Mini-chem is a kinetic chemistry network solver primarily for gas giant atmospheric modelling, pared down from the large chemical networks. This makes use of 'net forward reaction tables', which reduce the number of reactions and species required to be evolved in the ODE solvers significantly. Mini-chem's NCHO network currently consists of only 12 species with 10 reactions, making it a lightweight and easy to couple network to large scale 3D GCM models, or other models of interest (such as 1D or 2D kinetic modelling efforts).

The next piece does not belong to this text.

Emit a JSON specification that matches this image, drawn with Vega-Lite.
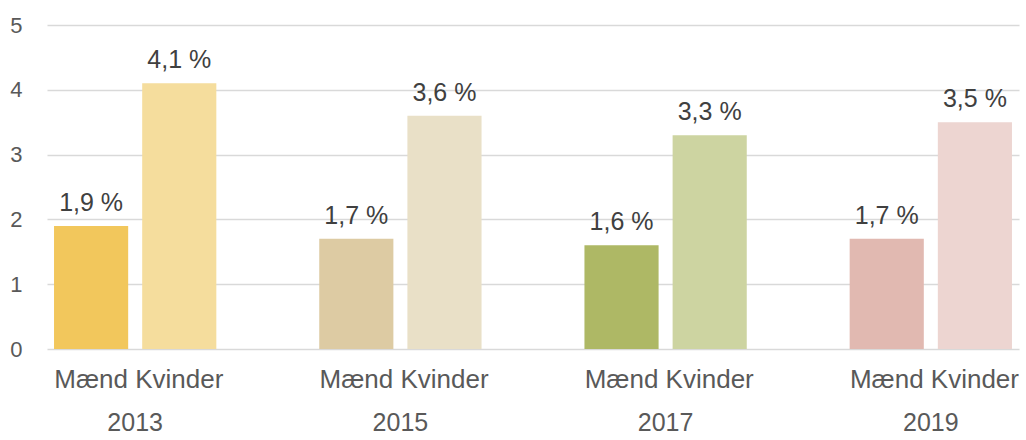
{
  "$schema": "https://vega.github.io/schema/vega-lite/v6.json",
  "autosize": {"type": "none"},
  "padding": {"left": 47, "top": 25, "right": 7, "bottom": 91},
  "width": 972,
  "height": 324,
  "background": "white",
  "config": {
    "font": "Liberation Sans",
    "view": {"stroke": null}
  },
  "data": {
    "values": [
      {"year": "2013", "gender": "Mænd", "value": 1.9},
      {"year": "2013", "gender": "Kvinder", "value": 4.1},
      {"year": "2015", "gender": "Mænd", "value": 1.7},
      {"year": "2015", "gender": "Kvinder", "value": 3.6},
      {"year": "2017", "gender": "Mænd", "value": 1.6},
      {"year": "2017", "gender": "Kvinder", "value": 3.3},
      {"year": "2019", "gender": "Mænd", "value": 1.7},
      {"year": "2019", "gender": "Kvinder", "value": 3.5}
    ]
  },
  "transform": [
    {"calculate": "datum.year + ' ' + datum.gender", "as": "key"},
    {"calculate": "replace(format(datum.value, '.1f'), '.', ',') + ' %'", "as": "label"}
  ],
  "encoding": {
    "x": {
      "field": "year",
      "type": "nominal",
      "sort": null,
      "scale": {"paddingInner": 0.388, "paddingOuter": 0.0265},
      "axis": {
        "title": null,
        "labelAngle": 0,
        "labelFontSize": 25,
        "labelColor": "#595959",
        "labelPadding": 61,
        "ticks": false,
        "domain": false,
        "grid": false
      }
    },
    "xOffset": {
      "field": "gender",
      "type": "nominal",
      "sort": ["Mænd", "Kvinder"],
      "scale": {"paddingInner": 0.159, "paddingOuter": 0}
    }
  },
  "layer": [
    {
      "mark": {"type": "bar"},
      "encoding": {
        "y": {
          "field": "value",
          "type": "quantitative",
          "scale": {"domain": [0, 5], "nice": false},
          "axis": {
            "title": null,
            "values": [0, 1, 2, 3, 4, 5],
            "format": "d",
            "labelFontSize": 22,
            "labelColor": "#595959",
            "labelPadding": 25,
            "ticks": false,
            "domain": false,
            "grid": true,
            "gridColor": "#D9D9D9",
            "gridWidth": 1.5
          }
        },
        "color": {
          "field": "key",
          "type": "nominal",
          "legend": null,
          "scale": {
            "domain": ["2013 Mænd", "2013 Kvinder", "2015 Mænd", "2015 Kvinder", "2017 Mænd", "2017 Kvinder", "2019 Mænd", "2019 Kvinder"],
            "range": ["#F2C75C", "#F5DD9D", "#DDCBA3", "#E9E0C7", "#AEB865", "#CDD4A1", "#E1B9B1", "#EDD5D1"]
          }
        }
      }
    },
    {
      "mark": {"type": "text", "baseline": "alphabetic", "dy": -15, "fontSize": 25, "color": "#404040"},
      "encoding": {
        "y": {"field": "value", "type": "quantitative"},
        "text": {"field": "label"}
      }
    },
    {
      "mark": {"type": "text", "baseline": "top", "dy": 18, "fontSize": 26, "color": "#595959"},
      "encoding": {
        "y": {"datum": 0, "type": "quantitative"},
        "text": {"field": "gender"}
      }
    }
  ]
}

These are the papers describing mini-chem methods so far:
Tsai et al. (2022) - A Mini-Chemical Scheme with Net Reactions for 3D GCMs I.: Thermochemical Kinetics - A&A Volume 664, id.A82, 16 pp. - arXiv:2204.04201
Lee et al. (2023) - A Mini-Chemical Scheme with Net Reactions for 3D GCMs II.: 3D thermochemical modelling of WASP-39b and HD 189733b - A&A Volume 672, id.A110, 13 pp. - arXiv: arXiv:2302.09525
This repository contains the standalone version of mini-chem, containing the source code and testing modules for users to use for their own purposes.
The src_mini_chem_dlsode is the recommended version (and typically fastest) for most purposes. The src_mini_chem_seulex and src_mini_chem_dvode contain seulex and dvode solver standalone variants as an alternative. These haven't been checked for threadsafe yet, so only use for non-OpenMP applications, MPI only codes should be ok.
Other directories are currently experimental.
All codes use the Kahan-Babushka-Neumaier compensated sum algorithm to calculate the sum of the forward and backward rates of each species. This is generally slower than the (in previous versions) Pairwise Summation method for small timesteps, but is more accurate and actually faster when longer timesteps are considered. This behavior is also seen in the FRECKLL kinetic code, which uses a 'distillation' technique to reduce the condition number. Naive summation typically produces the wrong answer, showing the importance of considering more accurate summation methods.
This code is in active development and aims to have continual improvements to stability and speed, please report bugs or improvements you find.
All source code has been tested with the gcc (gfortran) and intel (ifx) compilers. Other compilers are under testing.
The namelist that describes the simulation set up:
- Network - 'HO', 'CHO' or 'NCHO' select network
- T_in - input temperature [K]
- P_in - input pressure [Pa]
- t_step - timestep [s]
- n_step - number of steps
- data_file - path to _data file
- sp_file - path to _sp file
- net_dir - path to net reaction files
- met - metallicity of net reaction tables
- VMR - initial VMR of each species (in the species order of the _sp file).
Contains a standalone version using the dlsode ODE solver (recommended).
Contains a standalone version using the dvode ODE solver (alternative).
Contains a standalone version using the dlsodes ODE solver (experimental).
Contains a standalone version using the seulex ODE solver (alternative).
Contains a standalone version using the radau5 ODE solver (experimental).
Contains a standalone version using the rodas ODE solver (experimental).
Contains a standalone version using the ros4 ODE solver (experimental).
Contains a standalone version using the limex ODE solver (experimental).
Contains the outputs and plotting scripts for the 0D test code.
Mini-chem formatted data files for each network _sp contains the species data, _data contains the reaction network, 1x, 10x directories etc- contains the netrate tables in mini-chem format for that metallicity and C/O ratio.
A workspace for converting the Jacobian from VULCAN python to the fortran format - typically is required to be done manually. Feel free to e-mail if new Jacobians are required.
Contains python code to produce contour plots of the net forward reaction rate tables.
Original VULCAN formatted data for each kinetic network net reaction tables for different metallicity and C/O ratio - typically reformatted using the provided python script.
Contains some benchmarking data from VULCAN.
TODO: mini-photochemistry.
Improve equilibrium condition detection.
The fortran code can be compiled by altering the makefiles in each src_ directory. The executable is then in the main directory. Compiled code can be removed by entering 'make clean'. You will need to clean and recompile if any changes to the source code are made.